Kesuksesan, bagi legasi perampok kasino legendaris Ocean ini, jadi harga mutlak. Pasalnya, selain ingin membuktikan, ia bisa balik mengirim balik mantan kekasih ke penjara, perkara mencuri Toussaint, kalung berlian senilai US$150 juta relatif sulit. Oleh karena itu, strategi yang ia susun masak-masak selama lima tahun mendekam di bui, butuh perempuan sebagai aktor utama.

Di awal film, Debbie meyakinkan sahabatnya, tukang oplos minuman alkohol Lou (Cate Blanchett), proyek perampokan di Met Gala ini akan berhasil.
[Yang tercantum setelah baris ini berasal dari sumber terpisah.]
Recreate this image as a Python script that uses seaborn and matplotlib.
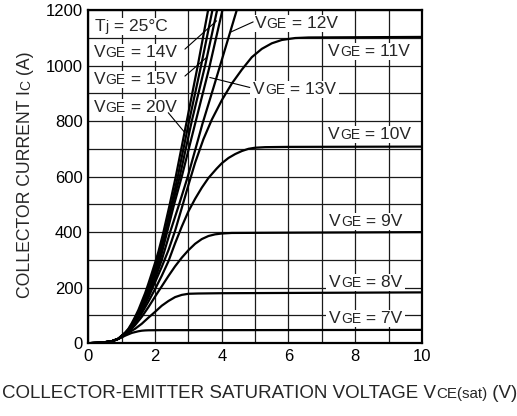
import matplotlib
matplotlib.use('Agg')
import matplotlib.pyplot as plt
import matplotlib.patches as mpatches
from matplotlib.transforms import ScaledTranslation, IdentityTransform, Bbox
import seaborn as sns

# Output characteristics, Ic vs Vce(sat) at Tj = 25C
vge7_x = [0, 0.4, 0.7, 0.9, 1.0, 1.1, 1.2, 1.3, 1.4, 1.5, 1.6, 1.7, 1.8, 2.2, 4.0, 10.0]
vge7_y = [0, 2, 7, 16, 21, 27, 32, 37, 40, 43, 45, 46, 46.5, 47, 47, 48]
vge8_x = [0, 0.4, 0.7, 0.9, 1.0, 1.1, 1.2, 1.4, 1.6, 1.8, 2.0, 2.2, 2.4, 2.6, 2.8, 3.0, 3.3, 4.0, 10.0]
vge8_y = [0, 2, 7, 16, 22, 30, 38, 52, 70, 92, 113, 135, 152, 166, 174, 178, 179, 180, 183]
vge9_x = [0, 0.4, 0.7, 0.9, 1.0, 1.1, 1.2, 1.4, 1.6, 1.8, 2.0, 2.2, 2.4, 2.6, 2.8, 3.0, 3.2,
          3.4, 3.6, 3.8, 4.0, 4.3, 6.0, 10.0]
vge9_y = [0, 2, 7, 16, 24, 31, 40, 65, 95, 130, 168, 205, 242, 277, 308, 335, 358,
          375, 386, 392, 395, 397, 398, 400]
vge10_x = [0, 0.4, 0.7, 0.9, 1.0, 1.1, 1.2, 1.4, 1.6, 1.8, 2.0, 2.2, 2.4, 2.6, 2.8, 3.0,
           3.2, 3.4, 3.6, 3.84, 4.0, 4.2, 4.4, 4.6, 4.8, 5.0, 5.3, 6.0, 10.0]
vge10_y = [0, 2, 7, 16, 25, 33, 42, 72, 108, 150, 195, 243, 295, 360, 420, 475,
           520, 560, 595, 628, 648, 667, 681, 692, 700, 704, 706, 707, 708]
vge11_x = [0, 0.4, 0.7, 0.9, 1.0, 1.1, 1.2, 1.4, 1.6, 1.8, 2.0, 2.2, 2.4, 2.6, 2.8, 3.0,
           3.2, 3.45, 3.7, 4.0, 4.3, 4.6, 4.9, 5.2, 5.5, 5.8, 6.2, 6.6, 10.0]
vge11_y = [0, 2, 7, 16, 26, 35, 45, 78, 118, 165, 220, 275, 335, 405, 487, 570,
           650, 735, 805, 875, 935, 985, 1030, 1060, 1080, 1092, 1099, 1101, 1103]
vge12_x = [0, 0.4, 0.7, 0.9, 1.0, 1.1, 1.2, 1.3, 1.4, 1.5, 1.6, 1.7, 1.8, 1.95, 2.2, 2.45,
           2.72, 2.98, 3.42, 3.75, 4.05, 4.25, 4.45]
vge12_y = [0, 2, 7, 16, 27, 35, 45, 60, 78, 98, 120, 145, 172, 215, 300, 400,
           500, 600, 790, 920, 1040, 1120, 1200]
vge13_x = [0, 0.4, 0.7, 0.9, 1.0, 1.1, 1.2, 1.3, 1.4, 1.5, 1.6, 1.7, 1.8, 1.9, 2.0, 2.15,
           2.36, 2.57, 2.8, 3.22, 3.62, 4.02]
vge13_y = [0, 2, 7, 16, 27, 36, 47, 63, 82, 103, 127, 153, 182, 213, 247, 300,
           400, 500, 600, 800, 990, 1200]
vge14_x = [0, 0.4, 0.7, 0.9, 1.0, 1.1, 1.2, 1.3, 1.4, 1.5, 1.6, 1.7, 1.8, 1.9, 2.0, 2.12,
           2.31, 2.52, 2.74, 3.1, 3.5, 3.86]
vge14_y = [0, 2, 7, 16, 27, 36, 48, 65, 86, 108, 133, 160, 192, 226, 262, 305,
           395, 500, 600, 800, 1000, 1200]
vge15_x = [0, 0.4, 0.7, 0.9, 1.0, 1.1, 1.2, 1.3, 1.4, 1.5, 1.6, 1.7, 1.8, 1.9, 2.0, 2.1,
           2.28, 2.48, 2.68, 3.02, 3.38, 3.72]
vge15_y = [0, 2, 7, 16, 27, 37, 50, 68, 90, 113, 140, 170, 203, 238, 275, 313,
           390, 495, 600, 800, 1000, 1200]
vge20_x = [0, 0.4, 0.7, 0.9, 1.0, 1.1, 1.2, 1.3, 1.4, 1.5, 1.6, 1.7, 1.8, 1.9, 2.0, 2.1,
           2.24, 2.43, 2.62, 2.95, 3.28, 3.59]
vge20_y = [0, 2, 7, 16, 27, 38, 52, 72, 95, 120, 150, 180, 215, 252, 290, 330,
           395, 495, 600, 800, 1000, 1200]

curves = [(vge7_x, vge7_y), (vge8_x, vge8_y), (vge9_x, vge9_y), (vge10_x, vge10_y),
          (vge11_x, vge11_y), (vge12_x, vge12_y), (vge13_x, vge13_y), (vge14_x, vge14_y),
          (vge15_x, vge15_y), (vge20_x, vge20_y)]

x_ticks = [0, 2, 4, 6, 8, 10]
y_ticks = [0, 200, 400, 600, 800, 1000, 1200]

sns.set_style('white')
plt.rcParams['font.family'] = ['Liberation Sans', 'DejaVu Sans']

fig = plt.figure(figsize=(5.17, 4.16), dpi=100)
ax = fig.add_axes([0.171, 0.175, 0.645, 0.801])

for xs, ys in curves:
    sns.lineplot(x=xs, y=ys, ax=ax, color='black', linewidth=1.6, sort=False,
                 estimator=None, zorder=3)

ax.set_xlim(0, 10)
ax.set_ylim(0, 1200)
ax.set_xticks(x_ticks)
ax.set_yticks(y_ticks)
ax.set_xticks(range(1, 10), minor=True)
ax.set_yticks(range(100, 1200, 200), minor=True)
ax.set_xticklabels([str(v) for v in x_ticks], fontsize=12)
ax.set_yticklabels([str(v) for v in y_ticks], fontsize=12)
ax.tick_params(which='both', length=0, colors='black')
ax.tick_params(axis='x', pad=4)
ax.tick_params(axis='y', pad=4)
ax.grid(which='both', color='#1a1a1a', linewidth=0.9)
ax.set_axisbelow(True)
for sp in ax.spines.values():
    sp.set_color('black')
    sp.set_linewidth(1.6)

renderer = fig.canvas.get_renderer()


def rich_text(x, y, pieces, transform, rotation=0, box=False):
    # draw text made of pieces in different sizes, sharing one baseline
    shift = 0.0
    extents = []
    for s, size in pieces:
        if rotation == 90:
            off = ScaledTranslation(0, shift / fig.dpi, fig.dpi_scale_trans)
        else:
            off = ScaledTranslation(shift / fig.dpi, 0, fig.dpi_scale_trans)
        t = ax.text(x, y, s, fontsize=size, transform=transform + off, ha='left',
                    va='baseline', rotation=rotation, rotation_mode='anchor',
                    zorder=6, clip_on=False)
        bb = t.get_window_extent(renderer)
        extents.append(bb)
        shift += bb.height if rotation == 90 else bb.width
    if box:
        u = Bbox.union(extents)
        rect = mpatches.Rectangle((u.x0 - 3, u.y0 - 1), u.width + 6, u.height + 2,
                                  transform=IdentityTransform(), facecolor='white',
                                  edgecolor='none', zorder=5)
        ax.add_artist(rect)


big, small = 12.5, 10
labels = [
    (0.20, 1125, [('T', big), ('j', small), (' = 25°C', big)]),
    (0.17, 1032, [('V', big), ('GE', small), (' = 14V', big)]),
    (0.17, 932, [('V', big), ('GE', small), (' = 15V', big)]),
    (0.17, 834, [('V', big), ('GE', small), (' = 20V', big)]),
    (4.99, 1134, [('V', big), ('GE', small), (' = 12V', big)]),
    (7.19, 1035, [('V', big), ('GE', small), (' = 11V', big)]),
    (4.94, 899, [('V', big), ('GE', small), (' = 13V', big)]),
    (7.19, 736, [('V', big), ('GE', small), (' = 10V', big)]),
    (7.22, 421, [('V', big), ('GE', small), (' = 9V', big)]),
    (7.22, 204, [('V', big), ('GE', small), (' = 8V', big)]),
    (7.22, 72, [('V', big), ('GE', small), (' = 7V', big)]),
]
for lx, ly, pieces in labels:
    rich_text(lx, ly, pieces, ax.transData, box=True)

# leader lines from labels to curves
leaders = [
    ((2.895, 3.844), (1059, 1161)),
    ((2.895, 3.545), (962, 1029)),
    ((2.395, 2.895), (830, 758)),
    ((4.94, 4.24), (1157, 1119)),
    ((4.84, 3.64), (921, 957)),
]
for lxs, lys in leaders:
    ax.plot(lxs, lys, color='black', linewidth=0.8, zorder=6)

# axis titles
rich_text(0.058, 0.284, [('COLLECTOR CURRENT I', 12.7), ('C', 10), (' (A)', 12.7)],
          fig.transFigure, rotation=90)
rich_text(0.004, 0.043, [('COLLECTOR-EMITTER SATURATION VOLTAGE V', 13.5),
                         ('CE(sat)', 10.9), (' (V)', 13.5)], fig.transFigure)

fig.savefig('out.png', dpi=100)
Adegan berikutnya mudah ditebak. Sejumlah perempuan badass direkrut, dengan berbagai keahliannya. Ya, film besutan sutradara Gary Ross ini memang total menjiplak trilogi perampokan Ocean, yang mashur di awal 2000-an tersebut. Pembedanya, lagi-lagi hanya jenis kelamin yang bermain sebagai pelaku perampokan.

Bukannya saya misoginis, tapi penunjukkan pemain kaliber dunia nan berpenampilan mewah ini, eksekusinya terasa biasa saja. Memang, dalam penokohan, saya sedikit terhibur. Misalnya, Sandra Bullock yang kadar ketenangannya level mumpuni, Cate Blanchett dengan lagak semau gue. Lalu ada Helena Bonham Carter yang bermain sebagai Rose Weil, desainer tak laku dengan tingkah dan penampilan—yang seperti biasa—selalu eksentrik.